She lies there on the branch, quiet. We are quiet too. The water reflects the trees and sky, dappled with lily pads and fallen leaves and branches poking up. We hush and wait for the rest of the people to arrive, for the space to settle, for whatever is going to happen to start to happen. I’d been in a conference room for most of the day, listening intently. It is good to sense the shift into this other space, but hard, too, to slow down into it. My heart is still racing.
Slowly, deliberately, Lukin Linklater lifts her arms and starts to curl up off the tree branch. She starts walking, looking downward, toward another river spot a few hundred feet away, sweeping her arm across her face, perhaps to wipe it. We get up from where we had perched ourselves and move our bodies across the ground with her. On a grassy spot on the other side of the river are five white rectangular containers with white hand towels covering them. Lukin Linklater stands near them, feet in a solid stance, and stretches forward, touching the ground. Then she puts her hands on her knees and arches her low back, at the ready. A woman picks up one of the white containers and, standing maybe ten feet from Lukin Linklater, hurls its contents at her. It is a white fluid, perhaps milk, and as it hits with force, Lukin Linklater wobbles a bit but holds her ground. It splashes all over her. Then the woman picks up the next container and hurls that at Lukin Linklater too, knocking her again. Again Lukin Linklater registers the force of the fluid whiteness drenching her, wobbling, then regains her stance. In between the five hurled buckets, Lukin Linklater shakes her long brown hair out of her face and holds her composure, waiting, breathing, setting herself up again. One time, she lifts one leg in a kind of forward arabesque while the fluid smashes into her. The next time, she holds her arms spread wide out, one leg bent and lifted to the side, foot flexed and articulated, as another bucket of white slaps her front.
Figure 18. Tanya Lukin Linklater performing as part of Mapping Resistances, Peterborough, Ontario, 2010. Photograph by Elizabeth Thipphawong.
After the five containers have been hurled, Lukin Linklater walks a few feet down to the river just behind her and wades in up past her knees. Her skirt billows out. Slowly, calmly, she bends over at the waist and begins to wash herself, splashing her sides, bending her elbows up, her focus still quiet and downward and far-away seeming. In the late-day sunlight, the splashing water sparkles. Bending forward, she swoops something around in the water, a piece of black fabric, swishing it back and forth, looking how I imagine women washing clothes in a river have often looked. Keeping the same calm focus and even tempo, she climbs back onto the riverbank and moves over to the containers, kneels in front of them, and dunks the black cloth in one, lifting it up and down, up and down. Standing, carrying the cloth, she again starts walking, slowly, deliberately, with downward focus, down a cleared path.
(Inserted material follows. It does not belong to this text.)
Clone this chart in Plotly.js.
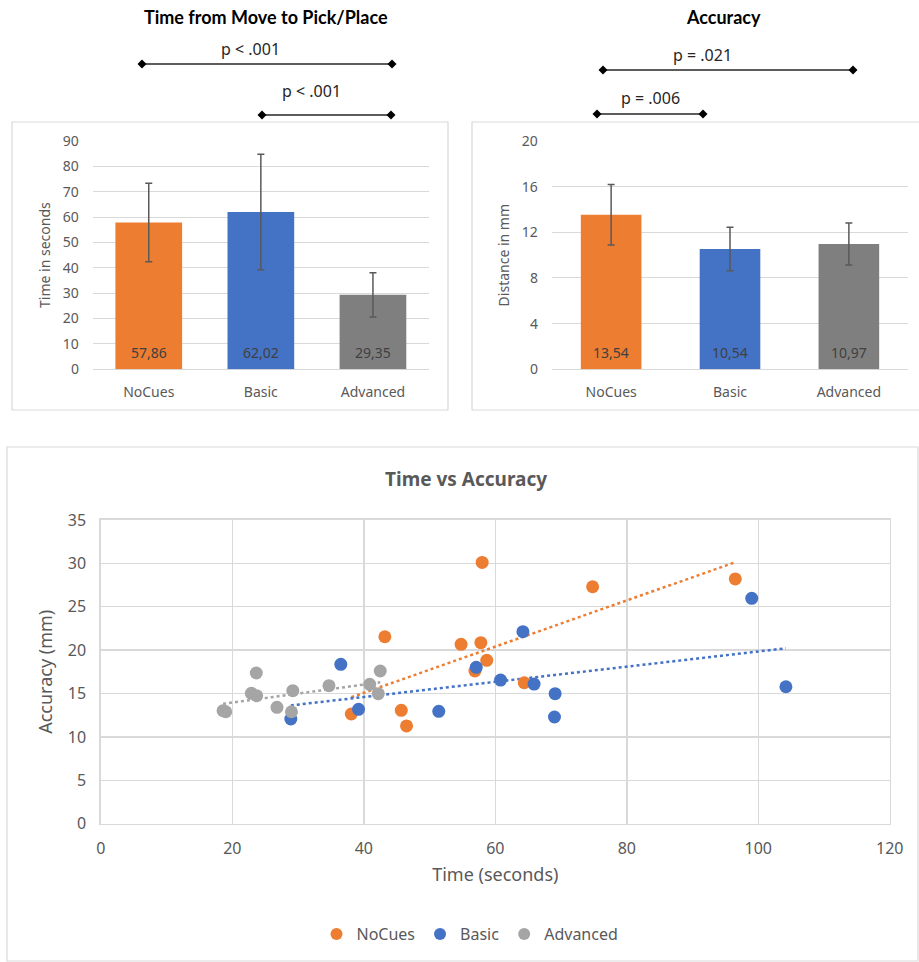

The group of us watching—fifty or so people, maybe half from the Indigenous Knowledges conference—start following her. She stays ten or fifteen feet ahead, then turns to the right, into the woods. Before I turn to follow her, I see two women walking their dog, a big black Lab, peering curiously at us, this big group of people following a woman wearing a long skirt, all wet and floating through the park and into the woods, a spectral-esque presence in this here and now.2
Figure 19. Tanya Lukin Linklater performing as part of Mapping Resistances, Peterborough, Ontario, 2010. Photograph by Elizabeth Thipphawong.
Not far into the trees, maybe twenty or so feet, Lukin Linklater pauses in front of a big wooden bowl, like the kind you might use for salad. She kneels down beside it and starts to spread out the black cloth, arranging it in a little circle, just so, a small nest. We move around her, encircling, watching. A few people have brought their coffees and take sips as we wait for everyone to arrive. A number of us are taking pictures. Slowly, still ignoring us as we position ourselves for the best view between the trees, Lukin Linklater settles herself. Kneeling over the black cloth nest, beside the wooden bowl, she scoops her right hand into it. As she draws it out, thick, golden amber drips from her fingers: honey. She raises her hand and swoops it across her forehead and to her hair. You can see it dripping down her face, toward her eyes. She brushes her forehead with a finger, slowing the honey’s drip.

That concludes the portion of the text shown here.